Nature photographer David Foster joined Pendle Hill this month and will be with us for ten weeks as our new Minnie Jane Artist-in-Residence Scholar for 2015. Below is David’s statement of intent for his residency:
I seek to deepen my arts ministry through studying the research and practice in the spiritual, emotional and physical healing power of nature-based art. Using the internet and other resources, I will focus attention on exploring the growing body of knowledge about the healing impact of nature-based art in an array of settings. I will work with this knowledge to better inform how I prepare and share my collection of nature-base photographs to enhance their healing presence.

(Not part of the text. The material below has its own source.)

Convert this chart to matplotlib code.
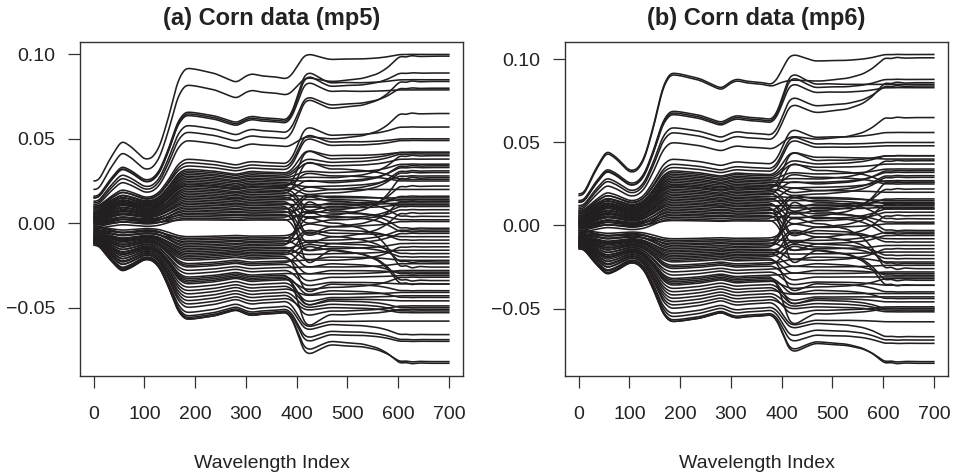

I have repeatedly heard people say that they feel closest to God or Spirit when out in nature. I have had this experience myself. Through study, worship, conversation with others in the Pendle Hill community, and other means, I will explore how this can be recreated or augmented in various ways through access to nature images in indoor spaces.
My ongoing quest is to search out and convey through photographic images the wonder and beauty of the natural world. I believe that these images can deepen viewers connection to Spirit and inspire a more centered and grounded moment of engagement. I will further develop my collection of nature images by having regular times for photographing at Pendle Hill, at Longwood Gardens and other local venues that will be burgeoning with the beauty of spring. I will then prepare those that rise to the top for printing, and share the results with the community in appropriate ways. I will also discern how I am lead to share this work in other Quaker settings and in other types of healing environments. — David Foster, 2015
Timothy Peat Ashworth joins us from Birmingham, UK as our 2014-2015 Kenneth L. Carroll Scholar for Biblical and Quaker Studies. While he is with us, Tim will be working on a book manuscript that is currently titled The Christian Compromise. This book seeks to clarify the transformative nature of very early Christian experience, and to show how this radical quality became obscured as Jesus was increasingly seen as divine. Bringing several strands of recent biblical scholarship together to give a much clearer picture of the liberating effect that Jesus had both before and after his death, Tim will chart the dramatic reduction of that effect through the later documents of the New Testament and the Roman Empire’s conversion and taming of the wider Christian Church. Tim hopes the reader of his book will be enabled to appreciate both the nature of Jesus’ liberating impact and its concealment. Through this understanding, the reality of the human spiritual potential that Jesus revealed through his radical faithfulness to God comes into clearer focus.